Adam finally figured out that for an extra $40 dollars, instead of buying day passes and parking we could get a season pass, so the prospect of showing up and getting rained on didn’t seem so discouraging.
Still, we packed our rain gear and, at the last minute, threw in some sunscreen just in case.
Jack was a complete daredevil, riding the scariest roller coasters without a hint of fear. Unfortunately Ben was the opposite. He spent a lot of time on the sidelines, his fear paralyzing him. Sometimes we would cajole, beg and plead him into a line, only to have to walk right through to the exit.
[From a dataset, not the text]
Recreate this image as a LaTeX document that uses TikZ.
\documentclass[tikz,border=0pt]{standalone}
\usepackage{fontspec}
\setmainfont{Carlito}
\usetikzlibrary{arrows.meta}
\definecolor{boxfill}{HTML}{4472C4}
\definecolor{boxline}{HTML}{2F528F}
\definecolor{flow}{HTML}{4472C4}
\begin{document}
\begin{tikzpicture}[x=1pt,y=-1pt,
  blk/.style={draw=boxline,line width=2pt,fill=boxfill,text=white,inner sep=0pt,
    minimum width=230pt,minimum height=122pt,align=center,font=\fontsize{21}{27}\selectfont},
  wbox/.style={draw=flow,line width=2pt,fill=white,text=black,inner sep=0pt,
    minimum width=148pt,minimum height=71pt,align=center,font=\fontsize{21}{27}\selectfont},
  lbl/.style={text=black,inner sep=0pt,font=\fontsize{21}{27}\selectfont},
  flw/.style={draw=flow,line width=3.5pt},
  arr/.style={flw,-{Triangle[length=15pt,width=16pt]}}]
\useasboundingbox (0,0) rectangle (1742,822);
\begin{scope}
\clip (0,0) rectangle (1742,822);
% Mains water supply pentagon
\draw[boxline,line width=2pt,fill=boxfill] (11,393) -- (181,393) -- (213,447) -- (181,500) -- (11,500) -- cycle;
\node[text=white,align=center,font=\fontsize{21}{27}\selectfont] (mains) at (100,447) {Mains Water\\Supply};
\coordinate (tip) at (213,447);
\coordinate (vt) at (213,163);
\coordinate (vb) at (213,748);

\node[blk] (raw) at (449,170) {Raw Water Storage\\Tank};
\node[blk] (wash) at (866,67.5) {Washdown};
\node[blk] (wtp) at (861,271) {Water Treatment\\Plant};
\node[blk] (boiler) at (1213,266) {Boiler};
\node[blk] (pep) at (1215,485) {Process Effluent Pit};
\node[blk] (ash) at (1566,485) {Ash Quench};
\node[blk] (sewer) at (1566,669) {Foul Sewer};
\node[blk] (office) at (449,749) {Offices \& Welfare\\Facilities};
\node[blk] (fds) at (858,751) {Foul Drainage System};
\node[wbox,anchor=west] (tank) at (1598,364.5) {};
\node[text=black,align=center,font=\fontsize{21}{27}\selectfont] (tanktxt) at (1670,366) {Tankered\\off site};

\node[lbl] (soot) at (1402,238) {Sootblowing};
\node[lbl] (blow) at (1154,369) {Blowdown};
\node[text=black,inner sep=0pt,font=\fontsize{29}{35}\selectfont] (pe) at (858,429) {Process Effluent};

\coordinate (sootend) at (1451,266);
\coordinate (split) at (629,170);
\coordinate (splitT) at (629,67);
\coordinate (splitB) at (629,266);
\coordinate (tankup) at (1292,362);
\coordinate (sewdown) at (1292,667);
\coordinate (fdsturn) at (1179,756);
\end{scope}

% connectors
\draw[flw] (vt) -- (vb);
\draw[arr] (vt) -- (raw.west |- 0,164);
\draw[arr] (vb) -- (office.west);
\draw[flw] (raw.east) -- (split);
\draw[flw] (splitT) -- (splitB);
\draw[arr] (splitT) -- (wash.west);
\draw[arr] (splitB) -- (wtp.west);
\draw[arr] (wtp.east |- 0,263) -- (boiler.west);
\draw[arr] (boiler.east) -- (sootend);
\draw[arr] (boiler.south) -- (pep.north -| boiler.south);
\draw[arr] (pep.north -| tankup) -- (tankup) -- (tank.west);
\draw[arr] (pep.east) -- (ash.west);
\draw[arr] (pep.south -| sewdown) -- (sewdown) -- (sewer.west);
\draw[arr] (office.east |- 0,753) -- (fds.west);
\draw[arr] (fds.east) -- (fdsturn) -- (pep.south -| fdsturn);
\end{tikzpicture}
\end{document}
It was very sad to watch. Adam spent a lot of time trying to convince him to do more. When it was my turn I took more of a laid back approach, not pushing him to do anything he found scary (which was everything, even the carousel was a source on anxiety.)
There were only a few times when sitting out worked, like with this ride, where you can soak the riders from the path…Can you see Adam and Jack on the boat?
At some point during the day Adam asked Ben if he was having a good time and he said yes. I was glad to hear it, but heartbroken at the same time. One day perhaps just sitting around spectating won’t make him happy anymore. And then what? Will he then conquer his fears? Or be depressed by his limitations?
Still, even without the rides Adam made sure he did other things he enjoyed. He seemed to show some interest in the characters, perhaps because they were so furry, who could help themselves from wanted to touch them?
And he was pretty happy to fill his own bag of candy at the end of the night…
I think the biggest lesson I took away from today’s adventure is that we have to accept Ben for who he is, not who we want him to be. Maybe someday he’ll like amusement parks. But maybe not. We just have to keep searching to find the things that make him light up with joy, not fear. It may not be the thing most boys his age like. He beats to a different drum. And that’s okay.